As for Schmidt, who did consult on the project, he has described Game Change as “very accurate.” He said (on MSNBC’s “Morning Joe”) this week that the campaign went with Palin because “we were fueled by ambition to win” and “we wanted her to perform”–her blatant lack of qualifications notwithstanding. Even as a running mate for a 72-year-old with a history of cancer. Schmidt acknowledged that the prospect of a Palin presidency, indeed, “frightens” him.
“Politically, she was a net positive to the campaign,” said Schmidt. “I think a net negative in the sense that someone was nominated to the vice presidency who was manifestly unprepared to take the oath of office should it become necessary.”
Oh.
Here’s the bottom line. We’ve known about the “selling” of the presidency since Joe McGinniss’ seminal work on Richard Nixon’s 1968 campaign. Yes, we market and package the candidate commodity and stage manage the world of political theater.
But it’s beyond troubling to be reminded that the first criterion for a candidate on a ticket for the U.S. presidency was not, well, basic competence. Shouldn’t that be a given? And then you look for ticket balancing, charisma quotients and the rest. Joe Biden, to be sure, is qualified to be president.

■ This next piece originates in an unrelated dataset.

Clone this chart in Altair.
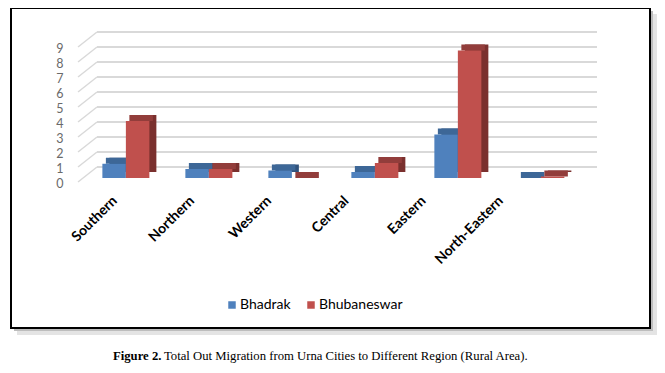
import altair as alt
import pandas as pd

categories = ["Southern", "Northern", "Western", "Central", "Eastern", "North-Eastern"]
series_names = ["Bhadrak", "Bhubaneswar"]
bhadrak = [0.95, 0.6, 0.5, 0.4, 2.9, 0.0]
bhubaneswar = [3.8, 0.6, 0.0, 1.0, 8.5, 0.1]
y_ticks = [0, 1, 2, 3, 4, 5, 6, 7, 8, 9]

front_colors = ["#4F81BD", "#C0504D"]
top_colors = {"Bhadrak": "#3D6797", "Bhubaneswar": "#923D3B"}
side_colors = {"Bhadrak": "#30527C", "Bhubaneswar": "#7A302E"}

rows = []
for i, c in enumerate(categories):
    rows.append({"region": c, "series": "Bhadrak", "value": bhadrak[i]})
    rows.append({"region": c, "series": "Bhubaneswar", "value": bhubaneswar[i]})
df = pd.DataFrame(rows)
df["top"] = df["series"].map(top_colors)
df["side"] = df["series"].map(side_colors)

grid_df = pd.DataFrame({"t": y_ticks})
cat_df = pd.DataFrame({"region": categories})
one = pd.DataFrame({"a": [0]})

BAND = 47
yscale = alt.Scale(domain=[0, 9], nice=False, zero=True)
xscale = alt.Scale(domain=categories, paddingInner=0.434, paddingOuter=0.3075, align=0.36)
yaxis = alt.Axis(
    values=y_ticks, grid=False, domain=False, ticks=False,
    labelPadding=21, labelOffset=5, labelFont="Lato",
    labelFontSize=12.5, labelColor="#6a6a6a", title=None, zindex=2,
)


def bars(shift):
    return alt.Chart(df).encode(
        x=alt.X("region:N", sort=categories, scale=xscale, axis=None),
        xOffset=alt.XOffset(
            "series:N", sort=series_names,
            scale=alt.Scale(domain=series_names, range=[shift, BAND + shift],
                            paddingInner=0, paddingOuter=0),
        ),
    )


side = bars(7).mark_bar(yOffset=-6, y2Offset=-3).encode(
    y=alt.Y("value:Q", scale=yscale, axis=yaxis),
    fill=alt.Fill("side:N", scale=None),
)
top = bars(3.5).mark_bar(yOffset=-6).encode(
    y=alt.Y("value:Q", scale=yscale, axis=yaxis),
    y2=alt.Y2("value"),
    fill=alt.Fill("top:N", scale=None),
)
front = bars(0).mark_bar().encode(
    y=alt.Y("value:Q", scale=yscale, axis=yaxis),
    color=alt.Color(
        "series:N",
        scale=alt.Scale(domain=series_names, range=front_colors),
        legend=alt.Legend(
            title=None, orient="none", legendX=141, legendY=255,
            direction="horizontal", symbolType="square", symbolSize=56,
            labelFont="Lato", labelFontSize=14, labelColor="black",
            labelOffset=1, columnPadding=13, symbolStrokeWidth=0,
        ),
    ),
)

grid = alt.Chart(grid_df).mark_rule(yOffset=-11, color="#d9d9d9", strokeWidth=2).encode(
    y=alt.Y("t:Q", scale=yscale, axis=yaxis),
    x=alt.value(13),
    x2=alt.value(513),
)
diag = alt.Chart(grid_df).mark_rule(yOffset=4, y2Offset=-11, color="#d9d9d9", strokeWidth=1.5).encode(
    y=alt.Y("t:Q", scale=yscale, axis=yaxis),
    y2=alt.Y2("t"),
    x=alt.value(-6),
    x2=alt.value(13),
)

labels = alt.Chart(cat_df).mark_text(
    angle=315, align="right", baseline="top", font="Lato",
    fontWeight="bold", fontSize=14, color="black",
).encode(
    x=alt.X("region:N", sort=categories,
            scale=alt.Scale(type="point", domain=categories, range=[26, 412], padding=0),
            axis=None),
    y=alt.value(151),
    text="region:N",
)

# frame with drop shadow (strips only, so nothing is covered)
shadow_r_out = alt.Chart(one).mark_rect(fill="#e4e4e4").encode(
    x=alt.value(566), x2=alt.value(573), y=alt.value(-29), y2=alt.value(292))
shadow_b_out = alt.Chart(one).mark_rect(fill="#e4e4e4").encode(
    x=alt.value(-67), x2=alt.value(573), y=alt.value(285), y2=alt.value(292))
shadow_r_in = alt.Chart(one).mark_rect(fill="#bdbdbd").encode(
    x=alt.value(566), x2=alt.value(569), y=alt.value(-32), y2=alt.value(288))
shadow_b_in = alt.Chart(one).mark_rect(fill="#bdbdbd").encode(
    x=alt.value(-70), x2=alt.value(569), y=alt.value(285), y2=alt.value(288))
frame = alt.Chart(one).mark_rect(fillOpacity=0, stroke="black", strokeWidth=2).encode(
    x=alt.value(-73), x2=alt.value(566), y=alt.value(-35), y2=alt.value(285))

cap_bold = alt.Chart(one).mark_text(
    align="left", baseline="middle", font="Liberation Serif",
    fontWeight="bold", fontSize=12.7, color="black",
).encode(x=alt.value(29), y=alt.value(313), text=alt.value("Figure 2."))
cap_reg = alt.Chart(one).mark_text(
    align="left", baseline="middle", font="Liberation Serif",
    fontSize=12.7, color="black",
).encode(x=alt.value(80), y=alt.value(313),
         text=alt.value("Total Out Migration from Urna Cities to Different Region (Rural Area)."))

chart = alt.layer(
    shadow_r_out, shadow_b_out, shadow_r_in, shadow_b_in, frame,
    grid, diag, side, top, front, labels, cap_bold, cap_reg
).resolve_scale(x="independent", xOffset="independent").properties(
    width=513, height=135,
    padding={"left": 76, "top": 35, "right": 60, "bottom": 187},
    autosize=alt.AutoSizeParams(type="none"),
    background="white",
).configure_view(strokeWidth=0)

chart.save("out.html", embed_options={"renderer": "svg", "actions": False})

That Sarah Palin was chosen as the vice presidential candidate reflects unpatriotically on McCain and the professional, amoral numbers crunchers, including Schmidt, he surrounded himself with. Granted, what’s in the best interest of America can be often obscured in the daily grind of logistics, fund-raising and polling in pursuit of the ultimate prize. That’s why competence must be the first consideration. That’s why “America First” must be more than a hypocritical slogan.